Hall of Fame – 2020
Raymond (Ed) Chesney (1905-1997) and The Chesney Orchestra had its beginning as a father-son duo with Alex and Ed. Later on the second son, Bill, joined to make it a family trio with violin, concertina and string bass.
The father’s talent with Polish-style dance music gave the group a unique quality which the Northeast Minnesota Community found to its liking. Through the 1930s, the band was in demand for various social functions such as weddings, dances, picnics, and private parties.
After the father’s passing, two other musicians on violin and guitar were added and the band’s popularity grew in the Upper Midwest.

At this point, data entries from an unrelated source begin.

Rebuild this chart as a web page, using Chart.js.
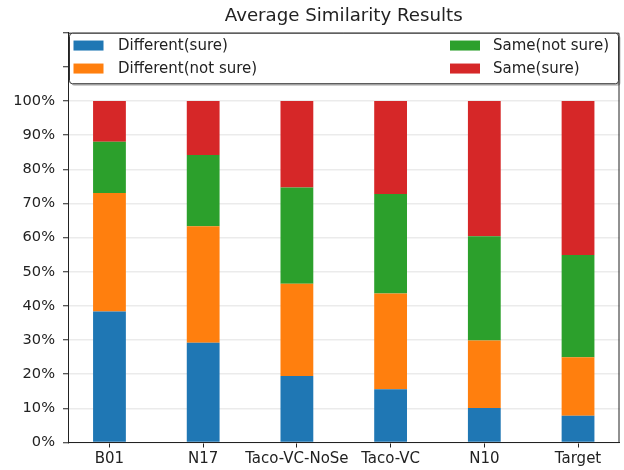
<!DOCTYPE html>
<html>
<head>
<meta charset="utf-8">
<title>Average Similarity Results</title>
<script src="https://cdn.jsdelivr.net/npm/chart.js@4.4.1/dist/chart.umd.min.js"></script>
<style>
  body { margin: 0; background: #fff; }
  canvas { display: block; }
</style>
</head>
<body>
<canvas id="chart" width="624" height="470"></canvas>
<script>
const categories = ['B01', 'N17', 'Taco-VC-NoSe', 'Taco-VC', 'N10', 'Target'];

// percent of answers per system, stacked bottom to top
const differentSure = [38.4, 29.2, 19.5, 15.6, 10.1, 7.8];
const differentNotSure = [34.7, 34.1, 27.0, 28.0, 19.8, 17.2];
const sameNotSure = [15.0, 20.9, 28.2, 29.2, 30.5, 29.9];
const sameSure = [11.9, 15.8, 25.3, 27.2, 39.6, 45.1];

const seriesLabels = ['Different(sure)', 'Different(not sure)', 'Same(not sure)', 'Same(sure)'];
const seriesColors = ['#1f77b4', '#ff7f0e', '#2ca02c', '#d62728'];

const FONT = 'DejaVu Sans';
const INK = '#222';

const toPoints = arr => arr.map((v, i) => ({ x: i, y: v }));

// top/right spines drawn around the plot area
const frame = {
  id: 'frame',
  afterDatasetsDraw(chart) {
    const { ctx, chartArea: a } = chart;
    ctx.save();
    ctx.strokeStyle = INK;
    ctx.lineWidth = 1;
    ctx.beginPath();
    ctx.moveTo(a.left, a.top + 0.5);
    ctx.lineTo(a.right - 0.5, a.top + 0.5);
    ctx.lineTo(a.right - 0.5, a.bottom);
    ctx.stroke();
    ctx.restore();
  }
};

// legend in two columns inside the top of the axes
const legendBox = {
  id: 'legendBox',
  afterDraw(chart) {
    const { ctx, chartArea: a } = chart;
    const x0 = a.left + 1.5, y0 = a.top + 0.5;
    const w = a.right - 1 - x0, h = 50.5;
    ctx.save();
    // soft shadow
    ctx.fillStyle = 'rgba(0,0,0,0.25)';
    ctx.beginPath();
    ctx.roundRect(x0 + 2, y0 + 2, w, h, 3);
    ctx.fill();
    ctx.fillStyle = '#fff';
    ctx.strokeStyle = '#333';
    ctx.lineWidth = 1;
    ctx.beginPath();
    ctx.roundRect(x0, y0, w, h, 3);
    ctx.fill();
    ctx.stroke();

    const colSwatch = [a.left + 5.5, a.left + 382];
    const colText = [a.left + 50, a.left + 425];
    const rowMid = [a.top + 12.8, a.top + 35.8];
    ctx.font = '15px "' + FONT + '"';
    ctx.textBaseline = 'middle';
    ctx.textAlign = 'left';
    chart.data.datasets.forEach((ds, i) => {
      const col = Math.floor(i / 2), row = i % 2;
      ctx.fillStyle = ds.backgroundColor;
      ctx.fillRect(colSwatch[col], rowMid[row] - 5, 30, 10);
      ctx.fillStyle = INK;
      ctx.fillText(ds.label, colText[col], rowMid[row] + 1);
    });
    ctx.restore();
  }
};

const datasets = [differentSure, differentNotSure, sameNotSure, sameSure].map((arr, i) => ({
  label: seriesLabels[i],
  data: toPoints(arr),
  backgroundColor: seriesColors[i],
  borderWidth: 0,
  categoryPercentage: 1,
  barPercentage: 0.35
}));

new Chart(document.getElementById('chart'), {
  type: 'bar',
  data: { datasets },
  options: {
    responsive: false,
    animation: false,
    devicePixelRatio: 1,
    layout: { padding: { left: 0, right: 4.5, top: 0, bottom: 0 } },
    plugins: {
      legend: { display: false },
      tooltip: { enabled: false },
      title: {
        display: true,
        fullSize: false,
        text: 'Average Similarity Results',
        color: INK,
        font: { family: FONT, size: 18.2, weight: 'normal' },
        padding: { top: 5, bottom: 5.9 }
      }
    },
    scales: {
      x: {
        type: 'linear',
        stacked: true,
        offset: false,
        min: -0.4425,
        max: 5.4425,
        afterBuildTicks: scale => {
          scale.ticks = categories.map((c, i) => ({ value: i }));
        },
        afterFit: scale => { scale.height = 27.5; },
        ticks: {
          autoSkip: false,
          maxRotation: 0,
          padding: 3,
          color: INK,
          font: { family: FONT, size: 15 },
          callback: v => categories[v]
        },
        grid: { offset: false, drawOnChartArea: false, drawTicks: true, tickLength: 5, tickColor: INK },
        border: { display: true, color: INK, width: 1 }
      },
      y: {
        stacked: true,
        min: 0,
        max: 120,
        afterFit: scale => { scale.width = 68; },
        ticks: {
          stepSize: 10,
          padding: 8,
          color: INK,
          font: { family: FONT, size: 14.6 },
          callback: v => (v <= 100 ? v + '%' : '')
        },
        grid: { color: '#ebebeb', lineWidth: 1.5, tickLength: 5, tickColor: INK, tickWidth: 1 },
        border: { display: true, color: INK, width: 1 }
      }
    }
  },
  plugins: [frame, legendBox]
});
</script>
</body>
</html>
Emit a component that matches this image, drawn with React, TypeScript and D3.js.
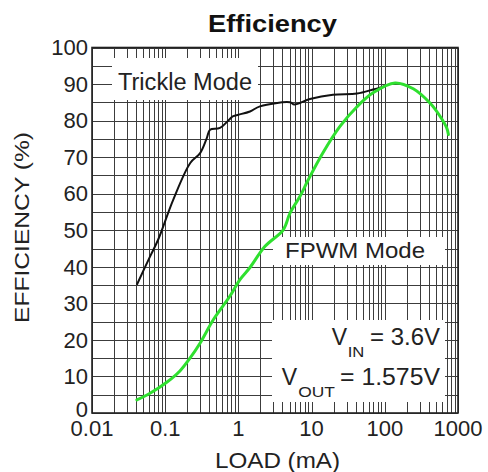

During World War II, the four-piece orchestra began a weekly Sunday afternoon engagement at a popular Northeast Minneapolis suburb dance pavilion. It turned out to be a ten-year engagement. The orchestra recorded ten of its most popular dance tunes at this time.
78 rpm shellac discs were released on three record labels including Frontier, Old Time Music, and the prestigious and highly collectible Soma record label. That same year, the Chesney Brothers had the honor of presenting its Polish-style music at the Polish National Convention held in downtown Minneapolis.
Chesney’s influence and style of concertina playing become very recognizable in the upper Midwest with numerous concertina players. Songs like The Rollercoaster Polka, Gardenville Waltz, Adeline Polka, Happy Times Polka, and Let’s Dance Again have become standards for many playlists.